— START Records to process —
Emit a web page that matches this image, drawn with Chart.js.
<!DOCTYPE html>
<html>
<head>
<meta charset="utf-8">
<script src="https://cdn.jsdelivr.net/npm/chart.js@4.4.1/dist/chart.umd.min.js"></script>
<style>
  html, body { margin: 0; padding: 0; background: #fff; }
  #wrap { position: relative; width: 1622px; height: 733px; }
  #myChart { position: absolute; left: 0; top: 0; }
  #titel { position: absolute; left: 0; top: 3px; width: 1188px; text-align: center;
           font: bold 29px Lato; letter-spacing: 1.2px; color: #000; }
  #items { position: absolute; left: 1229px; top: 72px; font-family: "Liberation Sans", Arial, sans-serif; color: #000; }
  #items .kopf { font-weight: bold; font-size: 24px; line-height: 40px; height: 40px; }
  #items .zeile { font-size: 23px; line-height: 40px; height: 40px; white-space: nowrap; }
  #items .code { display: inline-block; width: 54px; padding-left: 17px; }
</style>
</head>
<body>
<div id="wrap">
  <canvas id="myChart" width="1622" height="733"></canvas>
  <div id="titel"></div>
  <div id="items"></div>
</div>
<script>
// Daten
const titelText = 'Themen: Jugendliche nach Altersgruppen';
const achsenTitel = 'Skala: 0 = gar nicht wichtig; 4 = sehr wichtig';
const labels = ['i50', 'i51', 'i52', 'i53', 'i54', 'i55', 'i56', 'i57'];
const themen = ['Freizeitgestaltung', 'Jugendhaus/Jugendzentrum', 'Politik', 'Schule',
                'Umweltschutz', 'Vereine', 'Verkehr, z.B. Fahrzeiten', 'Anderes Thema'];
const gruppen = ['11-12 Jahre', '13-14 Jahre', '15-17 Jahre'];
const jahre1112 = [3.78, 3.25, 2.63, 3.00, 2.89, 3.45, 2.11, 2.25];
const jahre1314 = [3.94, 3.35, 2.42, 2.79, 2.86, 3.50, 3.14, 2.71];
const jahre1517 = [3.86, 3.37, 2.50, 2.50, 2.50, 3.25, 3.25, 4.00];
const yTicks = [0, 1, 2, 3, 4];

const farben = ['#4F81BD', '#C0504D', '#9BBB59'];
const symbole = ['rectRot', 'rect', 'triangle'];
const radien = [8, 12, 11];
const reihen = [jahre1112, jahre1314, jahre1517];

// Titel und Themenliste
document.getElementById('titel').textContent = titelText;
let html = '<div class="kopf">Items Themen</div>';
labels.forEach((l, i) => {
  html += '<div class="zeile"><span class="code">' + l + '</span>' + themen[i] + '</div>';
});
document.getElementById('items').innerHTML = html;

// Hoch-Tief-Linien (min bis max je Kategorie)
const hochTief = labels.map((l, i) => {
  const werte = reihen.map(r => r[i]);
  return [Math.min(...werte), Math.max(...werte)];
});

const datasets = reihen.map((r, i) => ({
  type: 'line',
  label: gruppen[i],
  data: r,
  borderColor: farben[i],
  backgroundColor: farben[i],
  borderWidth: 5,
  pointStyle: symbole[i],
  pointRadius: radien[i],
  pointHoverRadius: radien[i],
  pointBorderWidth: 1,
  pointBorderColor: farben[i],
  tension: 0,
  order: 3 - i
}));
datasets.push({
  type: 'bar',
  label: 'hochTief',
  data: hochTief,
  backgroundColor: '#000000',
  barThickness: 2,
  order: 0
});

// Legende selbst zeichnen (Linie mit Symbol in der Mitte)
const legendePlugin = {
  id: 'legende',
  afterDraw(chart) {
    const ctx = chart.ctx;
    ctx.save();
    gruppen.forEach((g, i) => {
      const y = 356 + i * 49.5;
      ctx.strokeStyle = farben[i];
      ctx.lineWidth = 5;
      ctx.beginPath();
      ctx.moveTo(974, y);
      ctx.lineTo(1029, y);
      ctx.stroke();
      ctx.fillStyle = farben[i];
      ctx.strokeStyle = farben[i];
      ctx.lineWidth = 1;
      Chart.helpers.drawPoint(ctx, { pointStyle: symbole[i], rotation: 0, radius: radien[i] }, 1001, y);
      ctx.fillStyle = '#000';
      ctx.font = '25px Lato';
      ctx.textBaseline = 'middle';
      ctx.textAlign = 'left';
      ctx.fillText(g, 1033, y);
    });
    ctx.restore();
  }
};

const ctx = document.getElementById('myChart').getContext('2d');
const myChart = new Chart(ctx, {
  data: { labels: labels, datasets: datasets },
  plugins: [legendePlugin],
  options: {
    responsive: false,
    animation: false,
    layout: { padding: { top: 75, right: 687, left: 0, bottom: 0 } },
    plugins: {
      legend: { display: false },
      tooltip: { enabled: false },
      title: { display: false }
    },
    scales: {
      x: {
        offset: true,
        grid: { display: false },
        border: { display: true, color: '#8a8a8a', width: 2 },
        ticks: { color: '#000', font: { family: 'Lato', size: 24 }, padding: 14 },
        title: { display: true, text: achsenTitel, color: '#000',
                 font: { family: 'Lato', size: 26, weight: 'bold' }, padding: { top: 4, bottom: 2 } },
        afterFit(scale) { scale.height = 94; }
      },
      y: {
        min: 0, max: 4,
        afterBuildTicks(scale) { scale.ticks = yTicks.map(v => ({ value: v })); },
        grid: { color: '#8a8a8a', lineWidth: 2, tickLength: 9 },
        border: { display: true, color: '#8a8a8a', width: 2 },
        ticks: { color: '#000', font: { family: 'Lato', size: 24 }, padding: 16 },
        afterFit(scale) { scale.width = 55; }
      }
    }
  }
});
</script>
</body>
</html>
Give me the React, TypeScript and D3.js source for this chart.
— END Records to process —
Work to do: Please reproduce every line of the material word for word.

Result of the exercise:
Emit a web page that matches this image, drawn with Chart.js.
<!DOCTYPE html>
<html>
<head>
<meta charset="utf-8">
<script src="https://cdn.jsdelivr.net/npm/chart.js@4.4.1/dist/chart.umd.min.js"></script>
<style>
  html, body { margin: 0; padding: 0; background: #fff; }
  #wrap { position: relative; width: 1622px; height: 733px; }
  #myChart { position: absolute; left: 0; top: 0; }
  #titel { position: absolute; left: 0; top: 3px; width: 1188px; text-align: center;
           font: bold 29px Lato; letter-spacing: 1.2px; color: #000; }
  #items { position: absolute; left: 1229px; top: 72px; font-family: "Liberation Sans", Arial, sans-serif; color: #000; }
  #items .kopf { font-weight: bold; font-size: 24px; line-height: 40px; height: 40px; }
  #items .zeile { font-size: 23px; line-height: 40px; height: 40px; white-space: nowrap; }
  #items .code { display: inline-block; width: 54px; padding-left: 17px; }
</style>
</head>
<body>
<div id="wrap">
  <canvas id="myChart" width="1622" height="733"></canvas>
  <div id="titel"></div>
  <div id="items"></div>
</div>
<script>
// Daten
const titelText = 'Themen: Jugendliche nach Altersgruppen';
const achsenTitel = 'Skala: 0 = gar nicht wichtig; 4 = sehr wichtig';
const labels = ['i50', 'i51', 'i52', 'i53', 'i54', 'i55', 'i56', 'i57'];
const themen = ['Freizeitgestaltung', 'Jugendhaus/Jugendzentrum', 'Politik', 'Schule',
                'Umweltschutz', 'Vereine', 'Verkehr, z.B. Fahrzeiten', 'Anderes Thema'];
const gruppen = ['11-12 Jahre', '13-14 Jahre', '15-17 Jahre'];
const jahre1112 = [3.78, 3.25, 2.63, 3.00, 2.89, 3.45, 2.11, 2.25];
const jahre1314 = [3.94, 3.35, 2.42, 2.79, 2.86, 3.50, 3.14, 2.71];
const jahre1517 = [3.86, 3.37, 2.50, 2.50, 2.50, 3.25, 3.25, 4.00];
const yTicks = [0, 1, 2, 3, 4];

const farben = ['#4F81BD', '#C0504D', '#9BBB59'];
const symbole = ['rectRot', 'rect', 'triangle'];
const radien = [8, 12, 11];
const reihen = [jahre1112, jahre1314, jahre1517];

// Titel und Themenliste
document.getElementById('titel').textContent = titelText;
let html = '<div class="kopf">Items Themen</div>';
labels.forEach((l, i) => {
  html += '<div class="zeile"><span class="code">' + l + '</span>' + themen[i] + '</div>';
});
document.getElementById('items').innerHTML = html;

// Hoch-Tief-Linien (min bis max je Kategorie)
const hochTief = labels.map((l, i) => {
  const werte = reihen.map(r => r[i]);
  return [Math.min(...werte), Math.max(...werte)];
});

const datasets = reihen.map((r, i) => ({
  type: 'line',
  label: gruppen[i],
  data: r,
  borderColor: farben[i],
  backgroundColor: farben[i],
  borderWidth: 5,
  pointStyle: symbole[i],
  pointRadius: radien[i],
  pointHoverRadius: radien[i],
  pointBorderWidth: 1,
  pointBorderColor: farben[i],
  tension: 0,
  order: 3 - i
}));
datasets.push({
  type: 'bar',
  label: 'hochTief',
  data: hochTief,
  backgroundColor: '#000000',
  barThickness: 2,
  order: 0
});

// Legende selbst zeichnen (Linie mit Symbol in der Mitte)
const legendePlugin = {
  id: 'legende',
  afterDraw(chart) {
    const ctx = chart.ctx;
    ctx.save();
    gruppen.forEach((g, i) => {
      const y = 356 + i * 49.5;
      ctx.strokeStyle = farben[i];
      ctx.lineWidth = 5;
      ctx.beginPath();
      ctx.moveTo(974, y);
      ctx.lineTo(1029, y);
      ctx.stroke();
      ctx.fillStyle = farben[i];
      ctx.strokeStyle = farben[i];
      ctx.lineWidth = 1;
      Chart.helpers.drawPoint(ctx, { pointStyle: symbole[i], rotation: 0, radius: radien[i] }, 1001, y);
      ctx.fillStyle = '#000';
      ctx.font = '25px Lato';
      ctx.textBaseline = 'middle';
      ctx.textAlign = 'left';
      ctx.fillText(g, 1033, y);
    });
    ctx.restore();
  }
};

const ctx = document.getElementById('myChart').getContext('2d');
const myChart = new Chart(ctx, {
  data: { labels: labels, datasets: datasets },
  plugins: [legendePlugin],
  options: {
    responsive: false,
    animation: false,
    layout: { padding: { top: 75, right: 687, left: 0, bottom: 0 } },
    plugins: {
      legend: { display: false },
      tooltip: { enabled: false },
      title: { display: false }
    },
    scales: {
      x: {
        offset: true,
        grid: { display: false },
        border: { display: true, color: '#8a8a8a', width: 2 },
        ticks: { color: '#000', font: { family: 'Lato', size: 24 }, padding: 14 },
        title: { display: true, text: achsenTitel, color: '#000',
                 font: { family: 'Lato', size: 26, weight: 'bold' }, padding: { top: 4, bottom: 2 } },
        afterFit(scale) { scale.height = 94; }
      },
      y: {
        min: 0, max: 4,
        afterBuildTicks(scale) { scale.ticks = yTicks.map(v => ({ value: v })); },
        grid: { color: '#8a8a8a', lineWidth: 2, tickLength: 9 },
        border: { display: true, color: '#8a8a8a', width: 2 },
        ticks: { color: '#000', font: { family: 'Lato', size: 24 }, padding: 16 },
        afterFit(scale) { scale.width = 55; }
      }
    }
  }
});
</script>
</body>
</html>
Give me the React, TypeScript and D3.js source for this chart.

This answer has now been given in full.